Nate: In this episode, we discuss how the idea of retirement is a socialist concept that is doing more harm than good, and how changing your focus to financial independence can create a far more fulfilling life than focusing on the conventional idea of retirement. She’s Holly and she helps people find financial freedom.

Holly: He’s Nate. He makes sense out of money. This is Dollars and Nonsense. If you follow the herd, you will be slaughtered.

Nate: All right, well, welcome to the show, Holly. It’s great to be back with you for another episode. This one is going to be a fun one, I think, for the regular listeners. It’s a topic that we’ve hit on a few different times. In fact, we’ve even had a guest rabbi, Daniel Lapin, come on and talk a bit about this as well.

But this is the idea that retirement seems to be doing more harm than good, but we’d like to delve into why Rabbi Lapin talks about retirement in such a poor light, such a foul light, and why he so boldly claims that really, you should never retire. If you’re looking to follow God’s word and do what is right, that the idea of retirement’s not found in there, and that really, it’s… I think if you look at the world, it’s not too difficult to find out that retirement’s doing more harm than good.

We’re going to dive in and talk a lot about why Holly and I believe that you should get rid of retirement from your vocabulary and change your goal to focus instead on financial independence.

Holly: Well, and I think too, Nate, we’re also going to talk about why do people really retire, and what is the motivation behind that retirement, and have we maybe been programmed that that’s what we’re supposed to do, versus that’s not what we really want to do. But in our daily life in society today, it’s kind of like you grow up and you do all these things. You go to learn a trade. You go to college, something like that. Then you go and work. You might raise kids. You might not. But then, the end goal of most of life is, at this certain age, you get to retire and do nothing, which in my viewpoint doesn’t sound that exciting. But I feel like we’re programmed that that’s what we’re supposed to do.

I don’t think that should be our end goal. I don’t think you or I think that should ever be your end goal, is that you finally have arrived, and you, “Oh yeah, I’m retiring.” I think if you love what you do enough, there’s never that desire to want to just walk away from it and leave something that you love or you’re passionate about that brings joy to your life or somebody else’s life.

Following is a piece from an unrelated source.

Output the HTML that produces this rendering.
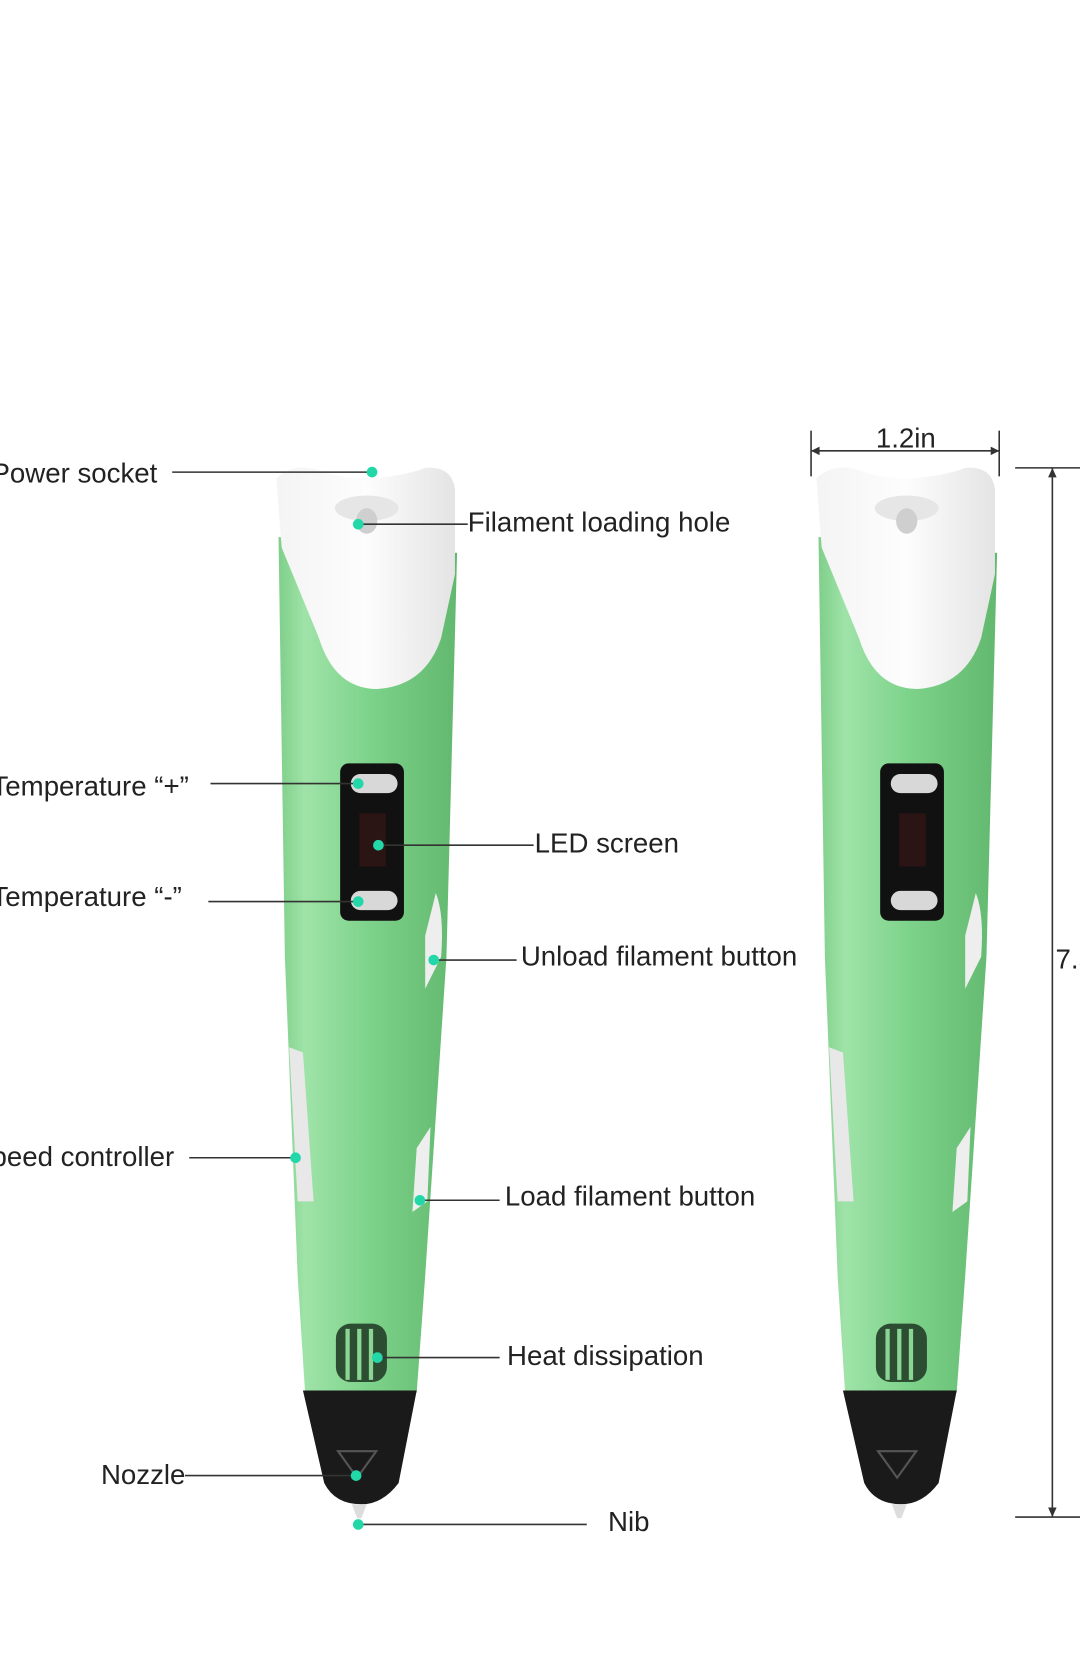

Nate: Yeah. So, the idea of retirement itself, as we brought up even in the introduction, is really, it’s a socialist idea. It was invented. In other words, it hasn’t been a thing for the past 4,000 years of human history. It’s a relatively new thing. And so, it used to just be, you worked and you produce value, whether it was an agricultural-based society or not, that you had a trade or you were good at something, and you would just do it for as long as your body would let you do it, and then your family would take care of you and so forth after that, and there’s this idea.

We don’t really have to get into that fully, but it really was a, the socialist idea that started out building up in Europe, especially in Germany in the late 1800s, where people were saying, “Hey, you know what would cause more jobs to become available for people and better society?” It was a socialist idea, that we really need to get old people out of the workforce. So, they had a mandatory retirement age. You weren’t even allowed to work after age 65. You had to leave your job to make room for the young folk.

And so, it was a government idea that was not actually based on what would people like? It was based on, we need to do this. And it wasn’t really this dreamy idea of retirement. Hey, you don’t have to work anymore. I’m sure there’s been plenty of people who have said, “Man, I wish I could work.” There’s still companies today that force you to retire. Pension-based companies and union-based companies, that even, we talk about it all the time, who would actually rather keep working with them, but they’re being forced out.

So, the idea is a socialist concept, but it has been hijacked by the money managers of the world, so like Wall Street and the banks, insurance companies, mutual funds. I mean, all of these folks have said, we need to paint this really rosy picture of a retirement and make everybody desire this for themselves. That way, then we can provide the solutions to a problem we’re creating. So, the problem we’re creating is, you need to retire. Let us help you solve the problem and store your money up in these accounts with us. We will invest it for you. We’ll get paid handsomely for our efforts, and we’ve now convinced…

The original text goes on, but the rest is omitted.